Check each line below for the word "draws", and copy those that have it.

*** DATASET ***

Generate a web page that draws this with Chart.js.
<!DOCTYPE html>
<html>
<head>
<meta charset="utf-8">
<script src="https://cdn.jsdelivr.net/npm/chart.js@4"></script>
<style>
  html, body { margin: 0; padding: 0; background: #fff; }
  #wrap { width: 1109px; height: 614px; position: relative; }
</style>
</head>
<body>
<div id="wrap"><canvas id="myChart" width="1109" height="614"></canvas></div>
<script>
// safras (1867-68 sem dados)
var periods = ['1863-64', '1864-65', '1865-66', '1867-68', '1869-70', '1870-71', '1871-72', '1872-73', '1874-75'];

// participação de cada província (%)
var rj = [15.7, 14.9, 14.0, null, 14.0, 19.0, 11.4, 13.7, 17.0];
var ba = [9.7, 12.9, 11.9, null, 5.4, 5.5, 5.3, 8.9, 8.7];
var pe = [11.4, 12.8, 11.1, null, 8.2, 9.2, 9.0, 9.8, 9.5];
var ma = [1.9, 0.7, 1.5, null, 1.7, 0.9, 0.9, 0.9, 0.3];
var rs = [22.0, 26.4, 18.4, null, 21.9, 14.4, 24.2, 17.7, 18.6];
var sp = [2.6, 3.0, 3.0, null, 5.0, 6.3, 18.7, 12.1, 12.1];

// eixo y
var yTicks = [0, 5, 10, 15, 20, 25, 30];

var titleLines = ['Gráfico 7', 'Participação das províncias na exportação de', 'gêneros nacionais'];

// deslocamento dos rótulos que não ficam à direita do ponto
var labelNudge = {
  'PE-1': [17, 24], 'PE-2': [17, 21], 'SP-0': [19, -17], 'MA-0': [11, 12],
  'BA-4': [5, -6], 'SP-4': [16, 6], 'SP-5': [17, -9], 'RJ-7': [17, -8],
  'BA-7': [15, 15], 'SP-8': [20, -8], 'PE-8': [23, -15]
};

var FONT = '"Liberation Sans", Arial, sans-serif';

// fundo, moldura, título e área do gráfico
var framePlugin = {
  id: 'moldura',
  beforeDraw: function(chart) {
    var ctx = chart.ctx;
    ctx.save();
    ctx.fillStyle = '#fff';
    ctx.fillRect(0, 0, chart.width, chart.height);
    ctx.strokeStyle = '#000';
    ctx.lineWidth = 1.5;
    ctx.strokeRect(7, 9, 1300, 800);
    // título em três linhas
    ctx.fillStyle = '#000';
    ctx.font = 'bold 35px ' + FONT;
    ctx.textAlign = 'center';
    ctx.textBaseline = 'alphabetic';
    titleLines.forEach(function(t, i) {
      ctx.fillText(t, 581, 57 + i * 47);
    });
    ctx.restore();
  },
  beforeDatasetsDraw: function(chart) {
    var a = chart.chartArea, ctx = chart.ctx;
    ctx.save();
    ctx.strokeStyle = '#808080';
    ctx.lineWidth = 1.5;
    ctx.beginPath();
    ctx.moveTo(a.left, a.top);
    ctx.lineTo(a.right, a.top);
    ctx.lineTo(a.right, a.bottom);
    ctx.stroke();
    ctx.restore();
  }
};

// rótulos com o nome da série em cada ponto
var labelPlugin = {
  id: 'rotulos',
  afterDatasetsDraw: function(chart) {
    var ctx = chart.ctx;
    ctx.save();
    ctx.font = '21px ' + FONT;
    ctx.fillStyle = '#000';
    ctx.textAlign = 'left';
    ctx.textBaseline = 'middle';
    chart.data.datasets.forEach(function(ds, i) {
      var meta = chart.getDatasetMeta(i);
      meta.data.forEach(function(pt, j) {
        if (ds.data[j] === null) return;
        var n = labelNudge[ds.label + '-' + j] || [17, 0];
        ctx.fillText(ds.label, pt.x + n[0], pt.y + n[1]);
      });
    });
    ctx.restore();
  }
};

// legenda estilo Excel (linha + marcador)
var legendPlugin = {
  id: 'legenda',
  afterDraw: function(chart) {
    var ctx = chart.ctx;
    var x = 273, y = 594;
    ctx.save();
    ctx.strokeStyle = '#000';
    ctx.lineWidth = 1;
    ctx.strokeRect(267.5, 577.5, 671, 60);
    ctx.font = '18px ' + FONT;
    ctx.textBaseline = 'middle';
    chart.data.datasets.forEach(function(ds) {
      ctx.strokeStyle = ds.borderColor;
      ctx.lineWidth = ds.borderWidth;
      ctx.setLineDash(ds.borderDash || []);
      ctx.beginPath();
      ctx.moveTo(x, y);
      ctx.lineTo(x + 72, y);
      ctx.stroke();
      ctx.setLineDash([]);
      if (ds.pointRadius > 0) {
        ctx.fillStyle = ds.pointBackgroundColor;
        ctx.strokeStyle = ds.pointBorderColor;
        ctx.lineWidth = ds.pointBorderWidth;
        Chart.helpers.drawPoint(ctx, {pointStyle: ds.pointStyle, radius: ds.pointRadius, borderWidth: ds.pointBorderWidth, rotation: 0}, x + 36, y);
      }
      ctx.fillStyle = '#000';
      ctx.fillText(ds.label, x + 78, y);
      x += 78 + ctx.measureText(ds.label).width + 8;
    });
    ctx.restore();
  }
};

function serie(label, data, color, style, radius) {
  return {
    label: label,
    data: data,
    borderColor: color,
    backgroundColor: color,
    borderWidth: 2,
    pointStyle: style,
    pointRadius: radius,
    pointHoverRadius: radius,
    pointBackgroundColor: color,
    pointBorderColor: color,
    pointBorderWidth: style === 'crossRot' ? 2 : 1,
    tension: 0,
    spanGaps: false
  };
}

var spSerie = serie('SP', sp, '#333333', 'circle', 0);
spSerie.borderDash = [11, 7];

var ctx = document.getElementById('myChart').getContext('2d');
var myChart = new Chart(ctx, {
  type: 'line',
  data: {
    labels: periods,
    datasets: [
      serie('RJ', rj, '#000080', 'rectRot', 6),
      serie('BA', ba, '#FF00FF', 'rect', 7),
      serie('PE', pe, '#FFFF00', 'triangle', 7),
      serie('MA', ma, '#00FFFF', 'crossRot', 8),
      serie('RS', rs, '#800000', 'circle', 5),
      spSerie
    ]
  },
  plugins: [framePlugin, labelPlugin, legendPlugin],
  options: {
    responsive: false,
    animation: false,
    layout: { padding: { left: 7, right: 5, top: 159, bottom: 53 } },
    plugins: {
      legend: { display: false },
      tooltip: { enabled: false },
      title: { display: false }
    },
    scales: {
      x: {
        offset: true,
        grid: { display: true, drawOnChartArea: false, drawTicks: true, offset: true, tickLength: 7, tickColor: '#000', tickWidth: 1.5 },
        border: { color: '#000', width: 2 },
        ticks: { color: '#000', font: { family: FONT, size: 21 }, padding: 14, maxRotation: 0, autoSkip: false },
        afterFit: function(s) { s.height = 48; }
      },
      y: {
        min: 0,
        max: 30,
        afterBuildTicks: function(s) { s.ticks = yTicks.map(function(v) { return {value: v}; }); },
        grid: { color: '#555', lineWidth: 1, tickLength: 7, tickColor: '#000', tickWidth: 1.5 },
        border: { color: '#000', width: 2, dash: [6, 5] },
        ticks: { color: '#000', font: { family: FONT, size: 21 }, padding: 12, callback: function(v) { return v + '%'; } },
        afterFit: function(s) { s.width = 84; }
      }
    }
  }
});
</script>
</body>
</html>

***
*** DATASET ***

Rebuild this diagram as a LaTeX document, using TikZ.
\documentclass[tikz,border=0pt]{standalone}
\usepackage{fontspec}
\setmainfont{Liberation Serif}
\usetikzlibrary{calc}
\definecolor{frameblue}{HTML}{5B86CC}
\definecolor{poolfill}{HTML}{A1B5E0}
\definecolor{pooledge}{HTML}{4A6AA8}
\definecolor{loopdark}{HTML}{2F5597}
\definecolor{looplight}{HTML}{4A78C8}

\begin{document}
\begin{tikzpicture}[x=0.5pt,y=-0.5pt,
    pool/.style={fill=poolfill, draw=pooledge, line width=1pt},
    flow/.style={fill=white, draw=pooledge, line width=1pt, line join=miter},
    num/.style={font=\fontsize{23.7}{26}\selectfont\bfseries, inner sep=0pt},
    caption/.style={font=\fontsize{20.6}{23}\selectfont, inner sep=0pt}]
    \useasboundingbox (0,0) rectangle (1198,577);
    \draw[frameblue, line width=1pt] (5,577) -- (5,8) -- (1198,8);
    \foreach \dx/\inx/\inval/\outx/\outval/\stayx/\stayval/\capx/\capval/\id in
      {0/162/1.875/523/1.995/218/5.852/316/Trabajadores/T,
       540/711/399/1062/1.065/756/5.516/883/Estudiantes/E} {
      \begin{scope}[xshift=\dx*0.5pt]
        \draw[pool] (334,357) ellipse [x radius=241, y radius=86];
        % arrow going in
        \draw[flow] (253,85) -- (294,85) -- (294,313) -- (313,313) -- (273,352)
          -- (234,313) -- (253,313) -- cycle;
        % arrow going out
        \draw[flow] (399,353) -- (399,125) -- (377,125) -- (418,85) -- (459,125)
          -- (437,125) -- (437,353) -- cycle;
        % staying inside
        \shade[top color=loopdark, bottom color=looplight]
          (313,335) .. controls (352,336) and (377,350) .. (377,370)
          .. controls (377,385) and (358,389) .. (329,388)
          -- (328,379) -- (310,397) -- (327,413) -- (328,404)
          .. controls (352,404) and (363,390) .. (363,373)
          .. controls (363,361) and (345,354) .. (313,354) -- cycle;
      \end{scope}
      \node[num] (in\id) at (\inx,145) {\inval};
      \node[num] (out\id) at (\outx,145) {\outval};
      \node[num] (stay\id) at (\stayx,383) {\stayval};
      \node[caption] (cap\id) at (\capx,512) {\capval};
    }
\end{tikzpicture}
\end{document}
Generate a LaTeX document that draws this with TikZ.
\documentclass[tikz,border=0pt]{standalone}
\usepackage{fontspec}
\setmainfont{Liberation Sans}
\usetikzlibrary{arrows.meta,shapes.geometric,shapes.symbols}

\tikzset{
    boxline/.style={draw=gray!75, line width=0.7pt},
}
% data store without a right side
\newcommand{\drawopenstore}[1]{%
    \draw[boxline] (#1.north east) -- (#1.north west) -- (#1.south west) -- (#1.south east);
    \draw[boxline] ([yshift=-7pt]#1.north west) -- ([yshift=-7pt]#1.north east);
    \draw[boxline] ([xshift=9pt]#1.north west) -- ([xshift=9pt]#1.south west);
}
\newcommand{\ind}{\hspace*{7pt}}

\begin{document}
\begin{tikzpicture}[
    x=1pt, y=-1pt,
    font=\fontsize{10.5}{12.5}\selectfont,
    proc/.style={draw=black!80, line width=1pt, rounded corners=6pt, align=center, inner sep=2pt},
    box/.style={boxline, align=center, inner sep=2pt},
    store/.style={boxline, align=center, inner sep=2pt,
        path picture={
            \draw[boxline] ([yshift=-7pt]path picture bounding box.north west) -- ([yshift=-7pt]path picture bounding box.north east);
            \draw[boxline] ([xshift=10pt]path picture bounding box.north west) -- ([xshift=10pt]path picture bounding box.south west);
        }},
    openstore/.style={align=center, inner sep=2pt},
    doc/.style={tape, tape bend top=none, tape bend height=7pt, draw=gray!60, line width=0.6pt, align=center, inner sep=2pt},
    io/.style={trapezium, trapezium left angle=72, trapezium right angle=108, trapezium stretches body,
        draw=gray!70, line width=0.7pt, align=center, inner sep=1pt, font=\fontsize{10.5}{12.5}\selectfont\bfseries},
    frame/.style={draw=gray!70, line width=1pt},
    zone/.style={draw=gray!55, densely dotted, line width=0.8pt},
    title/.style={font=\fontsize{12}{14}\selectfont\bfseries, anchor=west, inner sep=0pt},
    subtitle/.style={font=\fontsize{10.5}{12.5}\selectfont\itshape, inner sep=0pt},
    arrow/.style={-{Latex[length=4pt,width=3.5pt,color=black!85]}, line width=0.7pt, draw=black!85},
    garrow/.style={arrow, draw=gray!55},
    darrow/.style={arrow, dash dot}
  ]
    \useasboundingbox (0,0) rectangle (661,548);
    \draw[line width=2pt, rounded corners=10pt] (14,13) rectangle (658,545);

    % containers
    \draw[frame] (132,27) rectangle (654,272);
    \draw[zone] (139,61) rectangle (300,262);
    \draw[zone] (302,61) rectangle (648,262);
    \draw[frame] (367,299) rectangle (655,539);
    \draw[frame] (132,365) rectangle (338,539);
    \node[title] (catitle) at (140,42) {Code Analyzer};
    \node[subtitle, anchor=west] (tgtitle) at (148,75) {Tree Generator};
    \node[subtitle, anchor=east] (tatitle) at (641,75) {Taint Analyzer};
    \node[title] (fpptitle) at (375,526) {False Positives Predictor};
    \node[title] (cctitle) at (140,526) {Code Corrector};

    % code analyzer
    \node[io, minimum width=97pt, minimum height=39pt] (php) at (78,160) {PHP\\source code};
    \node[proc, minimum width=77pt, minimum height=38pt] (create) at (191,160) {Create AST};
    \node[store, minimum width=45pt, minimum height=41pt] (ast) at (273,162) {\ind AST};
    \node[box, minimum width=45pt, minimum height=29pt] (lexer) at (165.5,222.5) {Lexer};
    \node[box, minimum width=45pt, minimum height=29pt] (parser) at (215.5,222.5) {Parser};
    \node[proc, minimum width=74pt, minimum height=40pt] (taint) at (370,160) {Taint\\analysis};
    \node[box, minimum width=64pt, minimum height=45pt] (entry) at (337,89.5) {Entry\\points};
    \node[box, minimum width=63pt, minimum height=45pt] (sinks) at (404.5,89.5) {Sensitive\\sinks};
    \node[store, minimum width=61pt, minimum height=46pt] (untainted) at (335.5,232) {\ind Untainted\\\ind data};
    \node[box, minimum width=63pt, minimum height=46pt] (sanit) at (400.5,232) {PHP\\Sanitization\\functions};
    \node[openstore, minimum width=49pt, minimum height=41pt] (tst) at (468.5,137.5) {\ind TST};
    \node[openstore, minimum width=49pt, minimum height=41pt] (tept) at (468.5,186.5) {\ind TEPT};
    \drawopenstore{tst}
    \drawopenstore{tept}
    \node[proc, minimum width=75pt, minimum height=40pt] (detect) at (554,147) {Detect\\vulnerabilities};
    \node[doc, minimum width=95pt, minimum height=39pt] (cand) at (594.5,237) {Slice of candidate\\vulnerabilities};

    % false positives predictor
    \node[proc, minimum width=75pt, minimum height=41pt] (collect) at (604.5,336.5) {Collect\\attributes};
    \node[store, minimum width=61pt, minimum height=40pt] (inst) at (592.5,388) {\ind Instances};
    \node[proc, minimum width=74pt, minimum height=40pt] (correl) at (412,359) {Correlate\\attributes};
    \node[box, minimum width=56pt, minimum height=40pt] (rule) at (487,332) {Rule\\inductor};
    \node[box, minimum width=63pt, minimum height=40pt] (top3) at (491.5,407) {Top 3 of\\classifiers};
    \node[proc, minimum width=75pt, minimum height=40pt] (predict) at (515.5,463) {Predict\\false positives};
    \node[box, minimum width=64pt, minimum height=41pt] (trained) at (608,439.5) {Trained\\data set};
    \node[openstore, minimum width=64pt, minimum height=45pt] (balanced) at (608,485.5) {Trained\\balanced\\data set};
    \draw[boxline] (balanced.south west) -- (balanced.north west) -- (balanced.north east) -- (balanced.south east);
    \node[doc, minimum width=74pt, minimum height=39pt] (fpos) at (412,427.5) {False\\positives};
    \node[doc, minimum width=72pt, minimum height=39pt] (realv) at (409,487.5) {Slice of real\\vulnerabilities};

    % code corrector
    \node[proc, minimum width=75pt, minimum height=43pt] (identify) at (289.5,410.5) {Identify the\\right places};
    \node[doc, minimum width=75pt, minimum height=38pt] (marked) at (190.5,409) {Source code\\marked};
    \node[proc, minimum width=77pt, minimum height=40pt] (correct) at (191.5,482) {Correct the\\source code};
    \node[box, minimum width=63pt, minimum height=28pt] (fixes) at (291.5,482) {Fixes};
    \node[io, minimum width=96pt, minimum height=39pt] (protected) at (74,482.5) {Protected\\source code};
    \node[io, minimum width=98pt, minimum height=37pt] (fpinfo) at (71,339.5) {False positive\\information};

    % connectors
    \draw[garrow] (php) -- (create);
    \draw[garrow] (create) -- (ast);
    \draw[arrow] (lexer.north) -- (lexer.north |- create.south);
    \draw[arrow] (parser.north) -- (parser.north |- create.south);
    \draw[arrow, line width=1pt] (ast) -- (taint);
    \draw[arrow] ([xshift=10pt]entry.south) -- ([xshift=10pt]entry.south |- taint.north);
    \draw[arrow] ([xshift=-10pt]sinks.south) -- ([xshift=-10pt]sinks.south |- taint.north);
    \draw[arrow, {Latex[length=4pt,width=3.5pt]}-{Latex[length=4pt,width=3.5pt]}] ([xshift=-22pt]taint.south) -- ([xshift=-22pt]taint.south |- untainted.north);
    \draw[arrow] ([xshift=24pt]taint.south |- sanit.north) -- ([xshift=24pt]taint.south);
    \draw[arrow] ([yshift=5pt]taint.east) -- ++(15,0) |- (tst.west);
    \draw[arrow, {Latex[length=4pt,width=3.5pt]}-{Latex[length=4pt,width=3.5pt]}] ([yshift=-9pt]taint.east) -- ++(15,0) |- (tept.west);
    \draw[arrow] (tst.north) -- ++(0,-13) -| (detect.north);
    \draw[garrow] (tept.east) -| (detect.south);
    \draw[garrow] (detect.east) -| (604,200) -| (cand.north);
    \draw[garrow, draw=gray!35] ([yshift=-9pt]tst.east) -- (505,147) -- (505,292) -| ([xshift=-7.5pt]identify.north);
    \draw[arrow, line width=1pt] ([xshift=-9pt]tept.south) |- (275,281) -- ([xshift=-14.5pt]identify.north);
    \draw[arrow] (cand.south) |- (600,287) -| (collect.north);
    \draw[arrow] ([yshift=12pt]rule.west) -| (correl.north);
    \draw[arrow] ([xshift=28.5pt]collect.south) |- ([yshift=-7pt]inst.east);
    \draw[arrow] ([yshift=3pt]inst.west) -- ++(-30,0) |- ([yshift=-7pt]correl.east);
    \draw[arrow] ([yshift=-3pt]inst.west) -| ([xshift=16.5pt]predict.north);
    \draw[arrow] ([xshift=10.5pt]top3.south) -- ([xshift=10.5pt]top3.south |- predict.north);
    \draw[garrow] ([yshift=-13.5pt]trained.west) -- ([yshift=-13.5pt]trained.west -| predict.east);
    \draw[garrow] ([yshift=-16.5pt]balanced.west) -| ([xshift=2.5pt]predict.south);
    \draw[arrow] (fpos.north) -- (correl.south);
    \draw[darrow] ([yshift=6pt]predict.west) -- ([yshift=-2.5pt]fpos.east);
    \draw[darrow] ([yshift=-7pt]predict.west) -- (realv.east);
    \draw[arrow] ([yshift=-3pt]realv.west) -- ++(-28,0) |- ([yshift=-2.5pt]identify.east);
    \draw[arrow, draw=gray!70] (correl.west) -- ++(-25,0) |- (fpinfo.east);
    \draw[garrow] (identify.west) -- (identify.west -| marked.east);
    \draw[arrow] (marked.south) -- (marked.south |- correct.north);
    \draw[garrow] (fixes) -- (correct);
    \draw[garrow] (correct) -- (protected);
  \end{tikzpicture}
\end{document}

***

OUTPUT OF THE EXERCISE:
Generate a web page that draws this with Chart.js.
Generate a LaTeX document that draws this with TikZ.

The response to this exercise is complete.